Of course, I don’t think there are fewer holy fathers and confessors today than there were under communism. That would be to doubt the mercy of our Saviour for our oppressed people. The monasteries are full of such confessors, the parishes are full of such priests, who take all the risks to preach free of all falsehood, and who do not aspire to administrative positions or archiepiscopal chairs. They are the bearers of Christ, not the lying mouthpieces of bishops.
But I speak of Father Justin because I know him, because I have seen him work for the true Church, as an obedient follower of the seven Ecumenical Synods and of all the canons and teachings of the Holy Fathers of Orthodoxy, without anti-Orthodox teachings, without abandoning the Christian line of faith for a scholarship or an office. How can our hearts not leap when we see such followers of Christ, who do not praise the powers of this world, but only God, and who lay down their lives for Christ and his flock, shepherds who enter the fold through the door and the sheep know his voice and listen to him and follow him, for he is not a shepherd in vain, but a true shepherd who himself follows the Great Shepherd Jesus.

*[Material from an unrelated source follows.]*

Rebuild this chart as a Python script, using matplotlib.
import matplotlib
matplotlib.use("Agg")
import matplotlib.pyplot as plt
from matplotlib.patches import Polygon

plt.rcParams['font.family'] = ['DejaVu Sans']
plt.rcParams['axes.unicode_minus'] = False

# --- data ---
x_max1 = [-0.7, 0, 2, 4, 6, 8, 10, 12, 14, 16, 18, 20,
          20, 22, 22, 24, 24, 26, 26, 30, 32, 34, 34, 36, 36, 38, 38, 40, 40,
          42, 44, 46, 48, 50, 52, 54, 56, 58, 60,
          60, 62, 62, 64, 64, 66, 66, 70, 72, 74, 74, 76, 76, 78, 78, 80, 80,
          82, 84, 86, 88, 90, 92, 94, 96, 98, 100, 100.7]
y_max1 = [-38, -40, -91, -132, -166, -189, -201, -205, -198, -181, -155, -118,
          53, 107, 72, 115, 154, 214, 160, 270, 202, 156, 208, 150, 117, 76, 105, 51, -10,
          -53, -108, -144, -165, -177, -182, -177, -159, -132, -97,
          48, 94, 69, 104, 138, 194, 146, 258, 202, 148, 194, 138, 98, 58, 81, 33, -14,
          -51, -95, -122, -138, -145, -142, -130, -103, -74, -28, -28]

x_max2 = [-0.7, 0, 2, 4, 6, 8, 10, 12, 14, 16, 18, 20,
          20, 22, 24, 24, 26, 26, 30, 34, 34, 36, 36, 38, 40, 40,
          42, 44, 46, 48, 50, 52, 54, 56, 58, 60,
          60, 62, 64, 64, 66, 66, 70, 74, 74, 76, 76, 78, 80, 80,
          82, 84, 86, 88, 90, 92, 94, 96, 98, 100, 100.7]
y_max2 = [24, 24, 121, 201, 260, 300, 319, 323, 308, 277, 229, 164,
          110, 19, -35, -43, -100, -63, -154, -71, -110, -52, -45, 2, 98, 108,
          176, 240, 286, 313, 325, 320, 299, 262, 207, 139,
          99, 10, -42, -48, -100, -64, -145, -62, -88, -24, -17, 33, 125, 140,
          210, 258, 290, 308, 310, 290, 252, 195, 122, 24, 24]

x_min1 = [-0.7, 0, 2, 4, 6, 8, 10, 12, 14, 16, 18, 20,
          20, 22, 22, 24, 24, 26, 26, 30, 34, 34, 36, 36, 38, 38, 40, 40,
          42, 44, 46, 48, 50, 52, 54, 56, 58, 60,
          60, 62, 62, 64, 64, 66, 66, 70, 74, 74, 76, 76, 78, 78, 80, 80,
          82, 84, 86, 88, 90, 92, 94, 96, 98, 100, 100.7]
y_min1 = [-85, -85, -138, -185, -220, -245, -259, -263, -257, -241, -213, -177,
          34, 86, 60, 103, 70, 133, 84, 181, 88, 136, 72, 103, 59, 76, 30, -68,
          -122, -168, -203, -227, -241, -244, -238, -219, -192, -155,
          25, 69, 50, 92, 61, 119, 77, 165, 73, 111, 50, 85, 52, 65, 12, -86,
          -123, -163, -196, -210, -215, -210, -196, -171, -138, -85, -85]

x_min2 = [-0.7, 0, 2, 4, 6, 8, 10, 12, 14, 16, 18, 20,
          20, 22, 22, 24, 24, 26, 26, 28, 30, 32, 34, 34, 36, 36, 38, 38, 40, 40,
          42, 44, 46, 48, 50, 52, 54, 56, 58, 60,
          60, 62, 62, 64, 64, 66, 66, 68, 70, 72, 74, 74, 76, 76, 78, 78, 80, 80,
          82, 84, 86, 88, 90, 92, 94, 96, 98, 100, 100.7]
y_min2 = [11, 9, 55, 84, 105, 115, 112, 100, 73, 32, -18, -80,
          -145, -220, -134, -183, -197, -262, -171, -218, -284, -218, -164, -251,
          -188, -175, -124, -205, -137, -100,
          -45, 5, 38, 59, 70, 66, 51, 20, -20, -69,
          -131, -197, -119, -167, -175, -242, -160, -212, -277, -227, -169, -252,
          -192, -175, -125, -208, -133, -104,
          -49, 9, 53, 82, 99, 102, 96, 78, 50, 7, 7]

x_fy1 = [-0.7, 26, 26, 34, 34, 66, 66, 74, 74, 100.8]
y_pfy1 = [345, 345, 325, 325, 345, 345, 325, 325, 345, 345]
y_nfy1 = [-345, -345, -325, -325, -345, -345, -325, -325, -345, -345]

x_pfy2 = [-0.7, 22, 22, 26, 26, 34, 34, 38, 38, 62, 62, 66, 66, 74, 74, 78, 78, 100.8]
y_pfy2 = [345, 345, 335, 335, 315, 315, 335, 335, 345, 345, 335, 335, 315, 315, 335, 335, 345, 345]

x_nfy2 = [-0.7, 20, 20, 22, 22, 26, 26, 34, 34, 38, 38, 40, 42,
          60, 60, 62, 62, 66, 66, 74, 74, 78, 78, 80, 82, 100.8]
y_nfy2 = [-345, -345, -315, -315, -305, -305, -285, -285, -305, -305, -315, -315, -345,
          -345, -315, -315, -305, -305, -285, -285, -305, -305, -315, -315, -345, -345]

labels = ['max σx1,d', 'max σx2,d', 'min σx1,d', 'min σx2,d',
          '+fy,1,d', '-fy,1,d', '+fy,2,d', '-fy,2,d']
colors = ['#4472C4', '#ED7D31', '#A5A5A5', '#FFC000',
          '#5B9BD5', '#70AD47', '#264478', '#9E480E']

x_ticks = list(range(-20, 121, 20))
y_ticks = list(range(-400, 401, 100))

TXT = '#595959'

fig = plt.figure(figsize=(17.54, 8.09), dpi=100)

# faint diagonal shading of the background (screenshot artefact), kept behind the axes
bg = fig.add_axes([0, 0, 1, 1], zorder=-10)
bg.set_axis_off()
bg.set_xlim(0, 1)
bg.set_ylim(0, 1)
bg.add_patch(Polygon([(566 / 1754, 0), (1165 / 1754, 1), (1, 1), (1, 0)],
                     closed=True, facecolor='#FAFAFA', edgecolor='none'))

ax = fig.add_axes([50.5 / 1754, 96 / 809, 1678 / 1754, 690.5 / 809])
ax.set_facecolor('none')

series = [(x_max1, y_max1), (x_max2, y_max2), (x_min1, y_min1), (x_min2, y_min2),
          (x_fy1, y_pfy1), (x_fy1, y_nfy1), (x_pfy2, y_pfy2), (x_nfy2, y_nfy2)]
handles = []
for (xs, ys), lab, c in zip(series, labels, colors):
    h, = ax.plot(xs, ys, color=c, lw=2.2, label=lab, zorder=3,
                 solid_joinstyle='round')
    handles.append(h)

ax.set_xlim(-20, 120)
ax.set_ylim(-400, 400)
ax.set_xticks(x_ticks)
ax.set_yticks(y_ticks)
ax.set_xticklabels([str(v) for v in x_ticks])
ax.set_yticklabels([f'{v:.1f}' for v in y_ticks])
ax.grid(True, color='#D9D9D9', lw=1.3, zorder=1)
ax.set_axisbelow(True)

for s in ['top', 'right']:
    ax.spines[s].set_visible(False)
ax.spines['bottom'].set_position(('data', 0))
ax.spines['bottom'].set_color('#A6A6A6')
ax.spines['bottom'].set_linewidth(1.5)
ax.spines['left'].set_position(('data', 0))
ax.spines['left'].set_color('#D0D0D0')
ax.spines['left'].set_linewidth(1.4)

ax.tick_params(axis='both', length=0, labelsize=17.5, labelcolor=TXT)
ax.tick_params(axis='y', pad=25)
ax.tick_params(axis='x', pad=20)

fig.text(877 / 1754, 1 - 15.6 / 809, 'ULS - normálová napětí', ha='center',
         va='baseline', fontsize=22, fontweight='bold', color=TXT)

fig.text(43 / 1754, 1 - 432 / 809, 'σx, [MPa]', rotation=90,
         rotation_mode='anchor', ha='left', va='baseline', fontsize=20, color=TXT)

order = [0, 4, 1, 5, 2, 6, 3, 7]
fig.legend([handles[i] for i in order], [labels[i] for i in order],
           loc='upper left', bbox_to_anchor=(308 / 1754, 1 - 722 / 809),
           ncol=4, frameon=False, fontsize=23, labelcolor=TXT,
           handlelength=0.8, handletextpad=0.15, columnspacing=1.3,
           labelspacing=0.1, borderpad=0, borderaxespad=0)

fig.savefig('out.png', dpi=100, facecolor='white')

In the call to obedience, Jesus is addressing all of us, first of all the hierarchs, then the priests, deacons, hieromonks, hierodacons, monks, nuns and the speaking flock for whom Jesus gave his soul and for whom we are responsible if we do not obey the call of our Lord Jesus Christ. The order of my enumeration also implies the order of responsibility of these categories. Woe to those who mystify the Lord’s message, for His judgement will be like fire.

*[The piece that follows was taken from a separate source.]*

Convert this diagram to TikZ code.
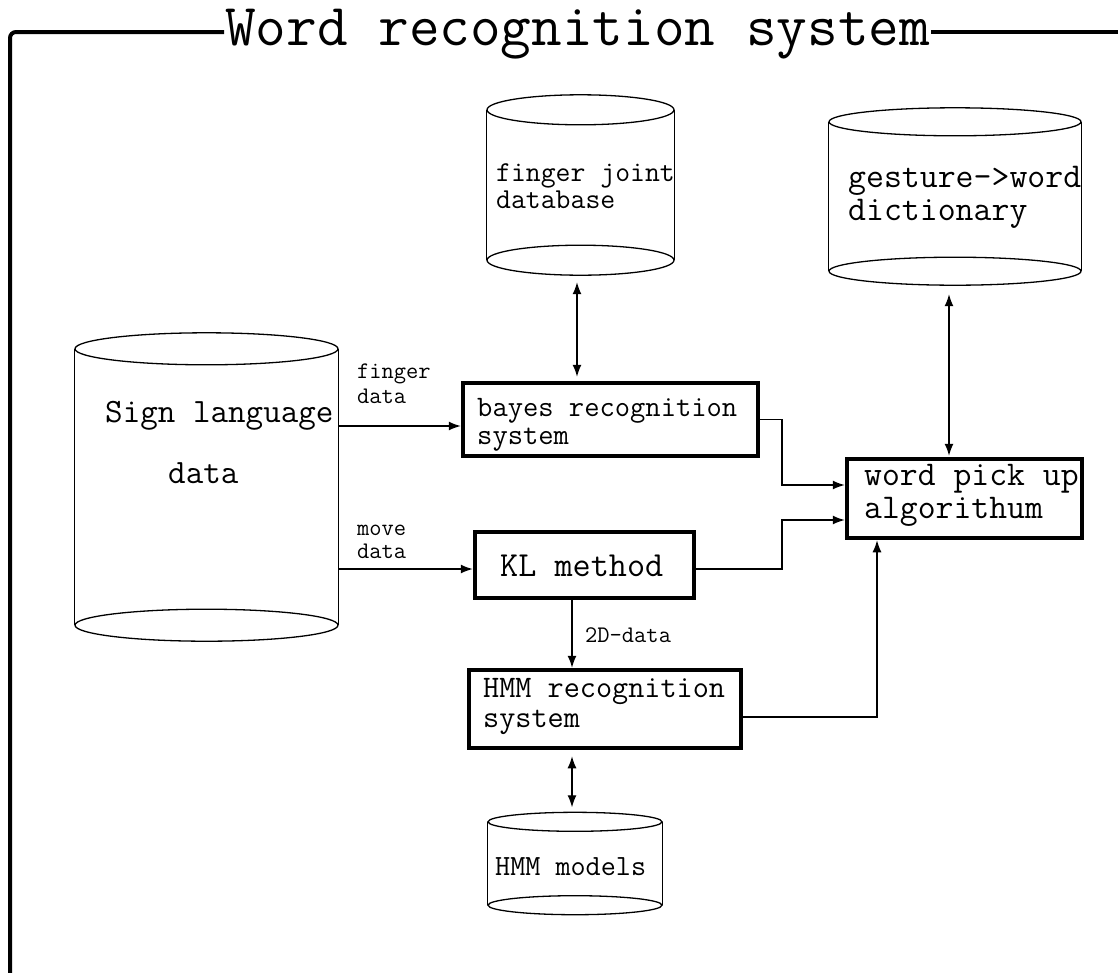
\documentclass[tikz,border=0pt]{standalone}
\usepackage{fontspec}
\usetikzlibrary{arrows.meta}
\tikzset{
  conn/.style={line width=1.3pt, -{Latex[length=12pt,width=9pt]}},
  conntwo/.style={line width=1.3pt, {Latex[length=12pt,width=9pt]}-{Latex[length=12pt,width=9pt]}},
  procbox/.style={draw, line width=4.5pt, inner sep=0pt},
  cylbody/.style={inner sep=0pt},
  cylline/.style={line width=1.3pt},
  txt/.style={inner sep=0pt, anchor=base west, align=left},
  frameline/.style={line width=4pt},
}
\newcommand\fsz[2]{\ttfamily\fontsize{#1}{#2}\selectfont}
\newcommand\drawcyl[3]{%
  \draw[cylline] ([yshift=-#3pt]#1.north) ellipse [x radius=#2pt, y radius=#3pt];
  \draw[cylline] ([yshift=#3pt]#1.south) ellipse [x radius=#2pt, y radius=#3pt];
  \draw[cylline] ([yshift=-#3pt]#1.north west) -- ([yshift=#3pt]#1.south west);
  \draw[cylline] ([yshift=-#3pt]#1.north east) -- ([yshift=#3pt]#1.south east);
}
\begin{document}
\begin{tikzpicture}[x=1pt,y=-1pt]
\useasboundingbox (0,0) rectangle (1118,972);

% title and frame
\node[inner sep=1pt, anchor=base west, font=\fsz{59.5}{59.5}] (title) at (224,45) {Word recognition system};
\coordinate (fl) at (10,32);
\draw[frameline, rounded corners=6pt] (title.west |- fl) -- (fl) -- (10,980);
\draw[frameline] (title.east |- fl) -- (1125,32);

% cylinders
\node[cylbody, minimum width=187pt, minimum height=180pt] (fj) at (580.5,185) {};
\drawcyl{fj}{93.5}{15}
\node[txt, font=\fsz{28.9}{27.5}] (fjt) at (496,208.5) {finger joint\\database};

\node[cylbody, minimum width=252pt, minimum height=177pt] (dict) at (955,196.5) {};
\drawcyl{dict}{126}{14}
\node[txt, font=\fsz{34.8}{33}] (dictt) at (848,220) {gesture->word\\dictionary};

\node[cylbody, minimum width=263pt, minimum height=308pt] (sl) at (206.5,487) {};
\drawcyl{sl}{131.5}{16}
\node[txt, font=\fsz{34.1}{61}] (slt) at (105,483) {Sign language\\\hspace*{63pt}data};

\node[cylbody, minimum width=174pt, minimum height=102pt] (hm) at (575,863.5) {};
\drawcyl{hm}{87}{9.5}
\node[txt, font=\fsz{29.3}{28}] (hmt) at (495,875) {HMM models};

% process boxes
\node[procbox, minimum width=295pt, minimum height=73pt] (bayes) at (610.5,419.5) {};
\node[txt, font=\fsz{29.7}{28.2}] (bayest) at (477,444.7) {bayes recognition\\system};

\node[procbox, minimum width=219pt, minimum height=66pt] (kl) at (584.5,565) {};
\node[txt, font=\fsz{35.2}{34}] (klt) at (500,576) {KL method};

\node[procbox, minimum width=272pt, minimum height=78pt] (hmmb) at (605,709) {};
\node[txt, font=\fsz{31.3}{29.8}] (hmmbt) at (483,727.2) {HMM recognition\\system};

\node[procbox, minimum width=235pt, minimum height=79pt] (word) at (964.5,498.5) {};
\node[txt, font=\fsz{34.7}{33}] (wordt) at (864,518) {word pick up\\algorithum};

% connector labels
\node[txt, font=\fsz{23.8}{25}] (lfd) at (357,403) {finger\\data};
\node[txt, font=\fsz{23.8}{23}] (lmd) at (357,558) {move\\data};
\node[txt, font=\fsz{23.8}{23}] (l2d) at (585,642) {2D-data};

% connectors
\coordinate (fy) at (0,426);
\coordinate (ky) at (0,569);
\coordinate (hy) at (0,717);
\coordinate (jx) at (782,0);
\coordinate (vx) at (572,0);
\coordinate (fx) at (577,0);
\coordinate (dx) at (949,0);

\draw[conn] (sl.east |- fy) -- (bayes.west |- fy);
\draw[conn] (sl.east |- ky) -- (kl.west |- ky);
\draw[conn] (bayes.east) -| (jx |- bayes.east) |- ([yshift=13.5pt]word.west);
\draw[conn] (kl.east |- ky) -| (jx |- ky) |- ([yshift=-21.5pt]word.west);
\draw[conn] (hmmb.east |- hy) -| ([xshift=-87.5pt]word.south);
\draw[conn] (kl.south -| vx) -- (hmmb.north -| vx);
\draw[conntwo, shorten <=7pt, shorten >=4pt] (fj.south -| fx) -- (bayes.north -| fx);
\draw[conntwo, shorten <=9pt, shorten >=1pt] (dict.south -| dx) -- (word.north -| dx);
\draw[conntwo, shorten <=6pt, shorten >=5pt] (hmmb.south -| vx) -- (hm.north -| vx);
\end{tikzpicture}
\end{document}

But we turn our eyes with hope to the true bearers of Christ, and we pray that the good may shine like lighthouses in the sky of Orthodoxy, and that the monastery of Father Justin, with all its inhabitants, together with all the true monasteries that “did not pass through Herod”*, may rise like stars in the sky of Romania, to show us who the true God is and how to worship Him, not as Baal, but by placing at the feet of Christ the tears of our repentance, the gold of our minds, the frankincense of our hearts and the myrrh of our souls. Amen!
(Fr. Gheorghe Calciu Dumitreasa – Rost Magazine no. 33, November 2005, pp. 10-12)
* After his release from prison, I went with Marcel Petrișor and Lucian Popescu to his parents’ house in Ocișor. Immediately the Securitate set up at all the exits from the village, there were probably several dozen agents. Late one night someone knocked on the window. I thought it was one of the Securitate agents coming to see if we were home. A young man, a labourer, quickly entered the house and told us in a whisper that he was from the local priesthood, that he had heard I was there and wanted to know if I was ‘OK’. But the man immediately added, wagging his finger in denial, “You know I didn’t go to Herod’s”.